Somewhere in all of this, Wifely called and told me that her idiot boss was making her stay at work. That worried me a little, because she worked close to Texas Stadium, but there was no game that day, and therefore no body count, so I turned my thoughts back to my own survival. There was no way I was going downtown while we were under attack. That would be madness. I spoke my fears to one of the agents, who was about to head home. He agreed with me, and offered to drive me to a different part of town, where I could catch a different bus home. I breathed a sigh of relief and thanked him profusely and honestly.

I startled myself several times on the way home by the thoughts that had taken over my mind. "I" needed to avoid potential attack zones, "I" needed to worry about Wifely taking a safe route home. America wasn't the only one at war here. I was at war.
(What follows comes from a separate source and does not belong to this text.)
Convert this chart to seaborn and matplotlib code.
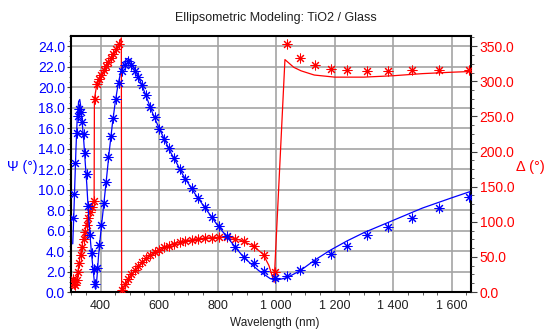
import matplotlib
matplotlib.use("Agg")
import matplotlib.pyplot as plt
from matplotlib.ticker import MultipleLocator, FuncFormatter
import seaborn as sns

# ---------------- data ----------------
# measured wavelengths (nm)
wl_meas = [306, 310, 314, 318, 322, 327, 332, 337, 342, 347, 352, 358, 364, 370, 376,
           382, 389, 396, 403, 411, 419, 427, 435, 444, 453, 463, 473, 483, 494, 505,
           517, 529, 542, 556, 570, 585, 601, 617, 634, 652, 671, 690, 711, 733, 756,
           780, 805, 832, 860, 890, 923, 960, 996, 1037, 1083, 1131, 1186, 1243, 1310,
           1383, 1465, 1555, 1660]
# measured Psi (deg)
psi_meas = [7.2, 9.6, 12.6, 15.5, 17.2, 17.9, 17.6, 16.6, 15.4, 13.6, 11.5, 8.4, 5.6, 3.8, 2.2,
            0.8, 2.3, 4.6, 6.5, 8.7, 10.7, 13.2, 15.2, 17.0, 18.8, 20.4, 21.6, 22.2, 22.6, 22.2,
            21.6, 21.0, 20.2, 19.2, 18.1, 17.1, 15.9, 14.9, 14.1, 13.1, 12.0, 11.0, 10.2, 9.2, 8.3,
            7.3, 6.4, 5.5, 4.4, 3.4, 2.8, 2.05, 1.4, 1.6, 2.1, 2.9, 3.75, 4.5, 5.55,
            6.3, 7.25, 8.2, 9.3]
# measured Delta (deg)
delta_meas = [18, 11, 10, 17, 28, 41, 53, 64, 75, 86, 96, 106, 114, 121, 129,
              275, 296, 303, 309, 316, 322, 328, 333, 339, 346, 353, 3, 11, 19, 26,
              32, 37, 43, 48, 52.5, 57, 60.5, 63.5, 66, 68.5, 70.8, 72.5, 74, 75.5, 76.8,
              77.6, 78.3, 78.2, 75.8, 72.3, 66, 52, 29, 353, 333, 323, 318, 316, 315,
              315, 316, 316, 316]

# model Psi curve
psi_model_wl = [305, 308, 312, 316, 320, 325, 329, 333, 338, 343, 348, 353, 358, 364, 370,
                376, 381, 384, 388, 393, 400, 410, 420, 430, 440, 450, 460, 470, 480, 490,
                500, 520, 540, 560, 580, 600, 620, 640, 660, 680, 700, 720, 740, 760, 780,
                800, 820, 840, 860, 880, 900, 920, 940, 960, 980, 1000, 1037, 1083, 1131, 1186,
                1243, 1300, 1400, 1500, 1600, 1662]
psi_model = [4.7, 7.0, 10.5, 14.0, 16.8, 18.6, 18.8, 18.0, 16.3, 14.6, 12.5, 10.5, 8.0, 5.5, 3.5,
             1.8, 0.4, 0.3, 1.5, 3.5, 5.6, 8.3, 11.0, 13.8, 16.3, 18.5, 20.3, 21.6, 22.4, 22.8,
             22.7, 21.6, 20.3, 18.8, 17.3, 16.0, 14.8, 13.6, 12.6, 11.5, 10.6, 9.7, 8.9, 8.1, 7.3,
             6.5, 5.8, 5.1, 4.4, 3.7, 3.1, 2.6, 2.1, 1.7, 1.3, 1.15, 1.4, 2.1, 3.1, 4.1,
             5.0, 5.8, 7.0, 8.2, 9.2, 9.8]

# model Delta curve
delta_model_wl = [303, 308, 312, 316, 320, 325, 330, 335, 340, 345, 350, 355, 360, 365, 370,
                  375, 378, 379, 385, 390, 400, 420, 440, 460, 471, 472, 480, 490, 500, 520,
                  540, 560, 580, 600, 620, 640, 660, 680, 700, 740, 780, 820, 850, 880, 920,
                  955, 975, 993, 1030, 1060, 1085, 1130, 1200, 1300, 1400, 1500, 1600, 1662]
delta_model = [16, 12, 9, 12, 22, 36, 50, 62, 73, 83, 93, 102, 110, 117, 122,
               127, 130, 275, 290, 298, 306, 321, 335, 350, 362, 0, 7, 15, 22, 32,
               42, 49, 55, 60, 64, 67, 69.5, 71.5, 73.5, 76, 77.5, 78, 77, 73.5, 66,
               54, 38, 14, 331, 320, 315, 309, 306, 306, 308, 311, 313, 314]

title = "Ellipsometric Modeling: TiO2 / Glass"
x_label = "Wavelength (nm)"
psi_label = "Ψ (°)"
delta_label = "Δ (°)"

# ---------------- styling ----------------
sns.set_style("white")
plt.rcParams['font.family'] = ['Liberation Sans', 'DejaVu Sans']

BLUE = "#0000FF"
RED = "#FF0000"
GRID = "#a4a4a4"
STAR = (8, 2, 0)

W, H = 547, 335
fig = plt.figure(figsize=(W / 100, H / 100), dpi=100)
L, R, T, B = 70.7, 470.5, 36.0, 292.0
axg = fig.add_axes([L / W, 1 - B / H, (R - L) / W, (B - T) / H])
axd = axg.twinx()
axp = axg.twinx()

# Delta (red) on its own axis
sns.lineplot(x=delta_model_wl, y=delta_model, ax=axd, color=RED, lw=0.9,
             sort=False, estimator=None)
sns.scatterplot(x=wl_meas, y=delta_meas, ax=axd, color=RED, marker=STAR,
                s=42, linewidth=0.75)
# Psi (blue) on top
sns.lineplot(x=psi_model_wl, y=psi_model, ax=axp, color=BLUE, lw=0.9,
             sort=False, estimator=None)
sns.scatterplot(x=wl_meas, y=psi_meas, ax=axp, color=BLUE, marker=STAR,
                s=42, linewidth=0.75)

xlim = (298, 1664)
for a in (axg, axd, axp):
    a.set_xlim(*xlim)
axg.set_ylim(0, 25)
axp.set_ylim(0, 25)
axd.set_ylim(0, 350 * 25 / 24)

# grid / base axis
axg.xaxis.set_major_locator(MultipleLocator(200))
axg.xaxis.set_minor_locator(MultipleLocator(50))
axg.yaxis.set_major_locator(MultipleLocator(2))
axg.yaxis.set_minor_locator(MultipleLocator(0.5))
axg.xaxis.set_major_formatter(FuncFormatter(lambda v, p: f"{int(round(v)):,}".replace(",", " ")))
axg.yaxis.set_major_formatter(FuncFormatter(lambda v, p: f"{v:.1f}"))
axg.grid(True, which='major', color=GRID, lw=1.2)
axg.set_axisbelow(True)

axg.tick_params(axis='y', which='major', direction='out', length=3, width=0.8,
                color='#404040', labelcolor=BLUE, labelsize=10, pad=1)
axg.tick_params(axis='y', which='minor', direction='out', length=1.5, width=0.6,
                color='#404040', left=True)
axg.tick_params(axis='x', which='major', direction='out', length=4, width=0.8,
                color='#404040', labelcolor='#202020', labelsize=9, pad=2)
axg.tick_params(axis='x', which='minor', direction='out', length=2, width=0.6,
                color='#404040', bottom=True)

for s in axg.spines.values():
    s.set_visible(True)
    s.set_color('black')
    s.set_linewidth(1.5)

# Delta axis (right)
axd.yaxis.set_major_locator(MultipleLocator(50))
axd.yaxis.set_minor_locator(MultipleLocator(12.5))
axd.yaxis.set_major_formatter(FuncFormatter(lambda v, p: f"{v:.1f}"))
axd.tick_params(axis='y', which='major', direction='out', length=4, width=0.8,
                color='#404040', labelcolor=RED, labelsize=10, pad=2.5)
axd.tick_params(axis='y', which='minor', direction='out', length=2, width=0.6,
                color='#404040', right=True)
for s in axd.spines.values():
    s.set_visible(False)

# Psi data axis: no decorations
axp.set_yticks([])
axp.tick_params(right=False, labelright=False)
for s in axp.spines.values():
    s.set_visible(False)

# labels
axg.set_ylabel(psi_label, rotation=0, color=BLUE, fontsize=10, ha='center', va='center')
axg.yaxis.set_label_coords(-0.122, 0.488)
axd.set_ylabel(delta_label, rotation=0, color=RED, fontsize=10.5, ha='center', va='center')
axd.yaxis.set_label_coords(1.151, 0.488)
axp.set_ylabel("")
axg.set_xlabel(x_label, fontsize=8.5, color='#202020', va='center')
axg.xaxis.set_label_coords(0.511, -0.121)
axg.text(0.513, 1.07, title, transform=axg.transAxes, ha='center', va='center',
         fontsize=9, color='#202020')

fig.savefig("out.png", dpi=100)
In the powerful lens of hindsight and against the backdrop of the past year's events, such a story seems weak, grasping, even offensive. Who am I, really, to speak of that life-changing day when thousands of lives were not just changed, but lost, leaving behind grieving families and ravaged cities? Maybe I'm no one, at least in that sense.

But I have to think of my grandfather, who passed away a little over 6 months before September 11, 2001. I wonder if he were still alive, what would he find most peculiar about these times: That our civilization and technology have made this world so much bigger and yet smaller than the one he was born into, or that Dallas, Texas was under attack by foreign powers for a few hours one sunny morning in September? Because it was, so long as I didn't know it wasn't.

It doesn't frighten me to live in New York City during this War on Terror. I've already been at war. And the world will never be distant again in my lifetime.